Par Agnelo Agnade.
L’affaire est désormais sur la place publique. «Les 100 millions de dollars américains payés par la société “Mutanda Mining” n’ont jamais été versés dans le compte général du Trésor», révèle le communiqué de presse n°004/QGP/IG/2020 de l’Inspecteur général de la police, publié le 2 septembre courant, après audition du Gouverneur de la Banque centrale du Congo (BCC).
Dans le même communiqué, la Police judiciaire des parquets fait état de l’existence, à la BCC, de 52 sous-comptes parallèles au Compte général du trésor public, dans lesquels sont logés un montant global de 1.223.301.268.677CDF (Mille deux vingt-trois milliards un million deux cent soixante-huit mille six cent septante-six franc congolais). Soit l’équivalent de 650.000.000$US.
Vu de certains observateurs, le document publié dans la presse procède du droit de cette structure importante de communiquer, de s’ouvrir à la presse. Ce qui participe, justement, à l’humanisation de ces services spécialisés de l’Etat.
Cependant, si de manière générale, l’opinion apprécie la démarche de l’Inspecteur général de la police judiciaires des parquets, en posant directement des questions au Gouverneur de la Banque centrale du Congo, nombre de juristes s’interrogent sur certains aspects qui, selon eux, heurtent l’orthodoxie du droit. Notamment, le sceau du secret que requiert de l’instruction pré-juridictionnelle, en mettant sur la place publique les déclarations attribuées à Deogratias Mutombo, gouverneur de la Banque centrale dans le cadre de l’enquête.
Sans y aller avec le dos de la cuillère, ces juristes postulent formellement qu’ici comme ailleurs, cette étape des enquêtes, oblige les enquêteurs à la discrétion. “Partant, le fait de mettre sur la place publique, les résultats de l’instruction pré-juridictionnelle, porte justement atteinte à son sacro-saint principe de confidentialité ou de secret”, déclare un chevronné de question du droit.
S’agissant des milliards de franc congolais (1.223.301.268.677CDF), découverts dans des sous-comptes jugés parallèles, ledit communiqué de presse atteste que ces derniers “sont bloqués en attendant l’issue des enquêtes”. Dit autrement, les investigations sur cette affaire qui fait couler beaucoup d’encre et de salive, n’ont pas encore dit leur dernier mot. Bien au contraire.
Dès lors que la Police judiciaire des parquets, reconnaît dans son communiqué que les enquêtes sur le dossier sus-évoqué sont en cours, les mêmes juristes posent une autre question.

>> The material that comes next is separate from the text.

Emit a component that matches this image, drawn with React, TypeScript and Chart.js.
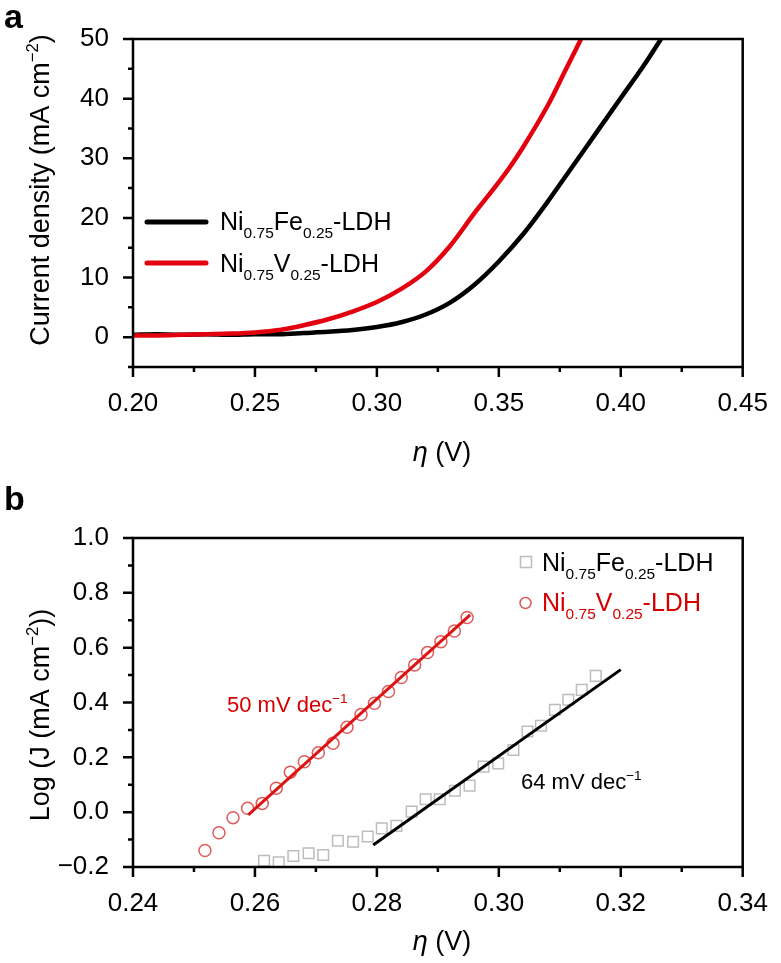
import React, { useEffect, useRef } from 'react';
import { Chart, registerables } from 'chart.js';

Chart.register(...registerables);

const FONT = '"Liberation Sans", Arial, Helvetica, sans-serif';

// ---------- Panel a: polarization curves ----------
const etaFe = [0.20, 0.21, 0.22, 0.23, 0.24, 0.25, 0.26, 0.27, 0.28, 0.29, 0.30, 0.31, 0.32, 0.33, 0.34, 0.35, 0.36, 0.37, 0.38, 0.39, 0.40, 0.41, 0.4165];
const jFe = [0.4, 0.5, 0.4, 0.5, 0.4, 0.5, 0.5, 0.7, 0.9, 1.2, 1.7, 2.5, 3.8, 5.8, 8.8, 12.7, 17.3, 22.7, 28.5, 34.3, 40.1, 45.9, 50];
const etaV = [0.20, 0.21, 0.22, 0.23, 0.24, 0.25, 0.26, 0.27, 0.28, 0.29, 0.30, 0.31, 0.32, 0.33, 0.34, 0.35, 0.355, 0.36, 0.37, 0.377, 0.3837];
const jV = [0.3, 0.3, 0.4, 0.5, 0.6, 0.8, 1.2, 2.0, 3.0, 4.3, 5.9, 8.1, 11.0, 15.3, 20.8, 26.0, 28.8, 31.9, 38.8, 44.5, 50];

// ---------- Panel b: Tafel plots ----------
const etaFeTafel = [0.2615, 0.2639, 0.2663, 0.2688, 0.2712, 0.2736, 0.2761, 0.2785, 0.2808, 0.2832, 0.2857, 0.2880, 0.2903, 0.2928, 0.2952, 0.2975, 0.2999, 0.3024, 0.3047, 0.3069, 0.3092, 0.3114, 0.3136, 0.3159];
const logJFe = [-0.177, -0.183, -0.16, -0.15, -0.156, -0.104, -0.108, -0.089, -0.059, -0.05, 0.002, 0.047, 0.047, 0.078, 0.097, 0.166, 0.178, 0.227, 0.294, 0.315, 0.373, 0.41, 0.446, 0.497];
const etaVTafel = [0.2518, 0.2541, 0.2564, 0.2588, 0.2612, 0.2635, 0.2658, 0.2681, 0.2704, 0.2728, 0.2751, 0.2774, 0.2796, 0.2819, 0.2840, 0.2862, 0.2883, 0.2905, 0.2927, 0.2948];
const logJV = [-0.14, -0.075, -0.02, 0.014, 0.032, 0.087, 0.146, 0.184, 0.217, 0.251, 0.31, 0.356, 0.397, 0.44, 0.491, 0.537, 0.582, 0.622, 0.661, 0.71];
const fitVEta = [0.2589, 0.2953];
const fitVLog = [-0.01, 0.72];
const fitFeEta = [0.2794, 0.3200];
const fitFeLog = [-0.12, 0.52];

const slopeLabels = ['50 mV dec', '64 mV dec'];

type Run = { t: string; sub?: boolean; sup?: boolean; italic?: boolean; bold?: boolean };

const NAME_FE: Run[] = [{ t: 'Ni' }, { t: '0.75', sub: true }, { t: 'Fe' }, { t: '0.25', sub: true }, { t: '-LDH' }];
const NAME_V: Run[] = [{ t: 'Ni' }, { t: '0.75', sub: true }, { t: 'V' }, { t: '0.25', sub: true }, { t: '-LDH' }];

function fontFor(r: Run, size: number) {
  const s = r.sub || r.sup ? size * 0.62 : size;
  return `${r.italic ? 'italic ' : ''}${r.bold ? 'bold ' : ''}${s}px ${FONT}`;
}

function drawRuns(ctx: CanvasRenderingContext2D, runs: Run[], x: number, y: number, size: number, color: string, align: 'left' | 'center' = 'left') {
  ctx.save();
  ctx.fillStyle = color;
  ctx.textBaseline = 'alphabetic';
  ctx.textAlign = 'left';
  let total = 0;
  for (const r of runs) {
    ctx.font = fontFor(r, size);
    total += ctx.measureText(r.t).width;
  }
  let cx = align === 'center' ? x - total / 2 : x;
  for (const r of runs) {
    ctx.font = fontFor(r, size);
    const dy = r.sub ? size * 0.3 : r.sup ? -size * 0.42 : 0;
    ctx.fillText(r.t, cx, y + dy);
    cx += ctx.measureText(r.t).width;
  }
  ctx.restore();
}

function frameAndTicks(chart: any) {
  const { ctx, chartArea: a } = chart;
  ctx.save();
  ctx.strokeStyle = '#000';
  ctx.lineWidth = 2.5;
  ctx.strokeRect(a.left, a.top, a.right - a.left, a.bottom - a.top);
  const xs = chart.scales.x;
  const ys = chart.scales.y;
  ctx.beginPath();
  xs.ticks.forEach((t: any) => {
    const px = xs.getPixelForValue(t.value);
    const len = t.label !== '' ? 10 : 5;
    ctx.moveTo(px, a.bottom);
    ctx.lineTo(px, a.bottom + len);
  });
  ys.ticks.forEach((t: any) => {
    const py = ys.getPixelForValue(t.value);
    const len = t.label !== '' ? 10 : 5;
    ctx.moveTo(a.left, py);
    ctx.lineTo(a.left - len, py);
  });
  ctx.stroke();
  ctx.restore();
}

function legendLine(ctx: CanvasRenderingContext2D, x1: number, x2: number, y: number, color: string) {
  ctx.save();
  ctx.strokeStyle = color;
  ctx.lineWidth = 5;
  ctx.lineCap = 'round';
  ctx.beginPath();
  ctx.moveTo(x1, y);
  ctx.lineTo(x2, y);
  ctx.stroke();
  ctx.restore();
}

const TITLE = 27;

const overlayA = {
  id: 'overlayA',
  afterDraw(chart: any) {
    const ctx = chart.ctx as CanvasRenderingContext2D;
    frameAndTicks(chart);
    drawRuns(ctx, [{ t: 'a', bold: true }], 4, 28, 34, '#000');
    legendLine(ctx, 147, 206, 222, '#000');
    legendLine(ctx, 147, 206, 263, '#e3000f');
    drawRuns(ctx, NAME_FE, 220, 230, 25, '#000');
    drawRuns(ctx, NAME_V, 220, 272, 25, '#000');
    drawRuns(ctx, [{ t: 'η', italic: true }, { t: ' (V)' }], 442, 461, TITLE, '#000', 'center');
    ctx.save();
    ctx.translate(49, 190);
    ctx.rotate(-Math.PI / 2);
    drawRuns(ctx, [{ t: 'Current density (mA cm' }, { t: '−2', sup: true }, { t: ')' }], 0, 0, TITLE, '#000', 'center');
    ctx.restore();
  },
};

const overlayB = {
  id: 'overlayB',
  afterDraw(chart: any) {
    const ctx = chart.ctx as CanvasRenderingContext2D;
    frameAndTicks(chart);
    drawRuns(ctx, [{ t: 'b', bold: true }], 4, 30, 34, '#000');
    ctx.save();
    ctx.strokeStyle = '#bdbdbd';
    ctx.lineWidth = 1.5;
    ctx.strokeRect(520.5, 76.5, 11, 11);
    ctx.strokeStyle = '#e05a5a';
    ctx.beginPath();
    ctx.arc(525.5, 123, 5.5, 0, Math.PI * 2);
    ctx.stroke();
    ctx.restore();
    drawRuns(ctx, NAME_FE, 542, 91, 25, '#000');
    drawRuns(ctx, NAME_V, 542, 131, 25, '#d40000');
    drawRuns(ctx, [{ t: slopeLabels[0] }, { t: '−1', sup: true }], 227, 232, 22, '#d40000');
    drawRuns(ctx, [{ t: slopeLabels[1] }, { t: '−1', sup: true }], 521, 309, 22, '#000');
    drawRuns(ctx, [{ t: 'η', italic: true }, { t: ' (V)' }], 442, 470, TITLE, '#000', 'center');
    ctx.save();
    ctx.translate(49, 235);
    ctx.rotate(-Math.PI / 2);
    drawRuns(ctx, [{ t: 'Log (J (mA cm' }, { t: '−2', sup: true }, { t: '))' }], 0, 0, TITLE, '#000', 'center');
    ctx.restore();
  },
};

const tickFont = { family: FONT, size: 26 };

function pts(xs: number[], ys: number[]) {
  return xs.map((x, i) => ({ x, y: ys[i] }));
}

export default function App() {
  const refA = useRef<HTMLCanvasElement>(null);
  const refB = useRef<HTMLCanvasElement>(null);

  useEffect(() => {
    const chartA = new Chart(refA.current!, {
      type: 'scatter',
      data: {
        datasets: [
          { label: 'Ni0.75V0.25-LDH', data: pts(etaV, jV), showLine: true, borderColor: '#e3000f', borderWidth: 4.5, pointRadius: 0, cubicInterpolationMode: 'monotone' },
          { label: 'Ni0.75Fe0.25-LDH', data: pts(etaFe, jFe), showLine: true, borderColor: '#000', borderWidth: 4.5, pointRadius: 0, cubicInterpolationMode: 'monotone' },
        ],
      },
      options: {
        responsive: false,
        animation: false,
        layout: { padding: { left: 0, right: 26, top: 39, bottom: 0 } },
        plugins: { legend: { display: false }, tooltip: { enabled: false } },
        scales: {
          x: {
            type: 'linear', min: 0.2, max: 0.45,
            grid: { display: false }, border: { display: false },
            afterFit: (s: any) => { s.height = 113; },
            ticks: {
              stepSize: 0.025, autoSkip: false, maxRotation: 0, padding: 13, color: '#000', font: tickFont,
              callback: (v: any) => (Math.round(Number(v) * 1000) % 50 === 0 ? Number(v).toFixed(2) : ''),
            },
          },
          y: {
            type: 'linear', min: -5, max: 50,
            grid: { display: false }, border: { display: false },
            afterFit: (s: any) => { s.width = 133; },
            ticks: {
              stepSize: 5, autoSkip: false, padding: 16, color: '#000', font: tickFont,
              callback: (v: any) => { const k = Math.round(Number(v)); return k % 10 === 0 && k >= 0 ? String(k) : ''; },
            },
          },
        },
      },
      plugins: [overlayA],
    });

    const chartB = new Chart(refB.current!, {
      type: 'scatter',
      data: {
        datasets: [
          { label: 'fitV', data: pts(fitVEta, fitVLog), showLine: true, borderColor: '#dc1414', borderWidth: 3, pointRadius: 0 },
          { label: 'fitFe', data: pts(fitFeEta, fitFeLog), showLine: true, borderColor: '#000', borderWidth: 3, pointRadius: 0 },
          { label: 'Ni0.75V0.25-LDH', data: pts(etaVTafel, logJV), pointStyle: 'circle', pointRadius: 6, borderWidth: 1.5, borderColor: '#e05a5a', backgroundColor: 'rgba(0,0,0,0)' },
          { label: 'Ni0.75Fe0.25-LDH', data: pts(etaFeTafel, logJFe), pointStyle: 'rect', pointRadius: 7.5, borderWidth: 1.5, borderColor: '#bdbdbd', backgroundColor: 'rgba(0,0,0,0)' },
        ],
      },
      options: {
        responsive: false,
        animation: false,
        layout: { padding: { left: 0, right: 31, top: 58, bottom: 0 } },
        plugins: { legend: { display: false }, tooltip: { enabled: false } },
        scales: {
          x: {
            type: 'linear', min: 0.24, max: 0.34,
            grid: { display: false }, border: { display: false },
            afterFit: (s: any) => { s.height = 96; },
            ticks: {
              stepSize: 0.01, autoSkip: false, maxRotation: 0, padding: 13, color: '#000', font: tickFont,
              callback: (v: any) => (Math.round(Number(v) * 100) % 2 === 0 ? Number(v).toFixed(2) : ''),
            },
          },
          y: {
            type: 'linear', min: -0.2, max: 1.0,
            grid: { display: false }, border: { display: false },
            afterFit: (s: any) => { s.width = 133; },
            ticks: {
              stepSize: 0.1, autoSkip: false, padding: 16, color: '#000', font: tickFont,
              callback: (v: any) => {
                const k = Math.round(Number(v) * 10);
                if (k % 2 !== 0) return '';
                return (k < 0 ? '−' : '') + Math.abs(k / 10).toFixed(1);
              },
            },
          },
        },
      },
      plugins: [overlayB],
    });

    return () => { chartA.destroy(); chartB.destroy(); };
  }, []);

  return (
    <div style={{ position: 'absolute', left: 0, top: 0, width: 781, height: 963, background: '#fff' }}>
      <canvas ref={refA} width={781} height={480} style={{ position: 'absolute', left: 0, top: 0, width: 781, height: 480 }} />
      <canvas ref={refB} width={781} height={483} style={{ position: 'absolute', left: 0, top: 480, width: 781, height: 483 }} />
    </div>
  );
}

Celle liée au contexte. “Etait-il opportun, si les recherches se poursuivent, de publier les aveux, si aveux il y a eu, du Gouverneur de la BCC ?” Subsidiairement, “ne s’agirait-il pas de l’atteinte au caractère secret, à la base de toute instruction pré juridictionnelle de toute enquête de ce genre ?”
Les précisions d’un directeur honoraire de la BCC
Lorsque les enquêteurs de la Police judiciaire des Parquets disent avoir découvert, à cette première étape de leurs enquêtes, l’existence de 52 sous-comptes parallèles au Compte général du Trésor public, une frange importante de l’opinion croit tomber sur un scoop.
Cependant, un directeur honoraire de la Banque centrale du Congo à la retraite, y est allé de sa précision sur la notion même de sous-compte à l’Institut d’émission. Selon lui, cette pratique n’énerve aucune disposition légale en la matière. Comme pour dire, la notion de sous-compte est régulière. “L’Etat en tant qu’ordonnateur des Finances publiques, peut donc demander à sa caissière qu’est la Banque centrale, d’ouvrir un sous-compte. Rien de fâcheux”, explique ce rompu de pratiques bancaires, ajoutant qu’ “un sous-compte ne rime pas avec irrégularité”.
Par ailleurs, cet ancien cadre de la Banque centrale du Congo s’appuie sur l’article 13 de la Convention du Caissier de la République Démocratique du Congo, publiée au numéro spécial du Journal Officiel du 20 janvier 2013. Dans cet article, il est clairement écrit : «la Banque ouvre dans ses livres, à la demande et au nom de l’Etat, un ou plusieurs sous-comptes de l’Etat. Sans préjudice des dispositions des “Règlements des comptes courants” de la Banque, le fonctionnement de ces comptes est soumis aux règles arrêtés par leurs titulaires et approuvés par le ministère des Finances».
Sans aucune intention ni prétention de vouloir influencer les investigations en cours de la Police judiciaire des parquets, en ce qui concerne particulièrement la société Mutanda Mining, des sources bancaires attestent qu’un sous-compte lui a été ouvert, sous l’intitulé “Appui au développement sur redevance Mutanda Mining CC001714” et que toutes les preuves d’encaissement existent bel et bien.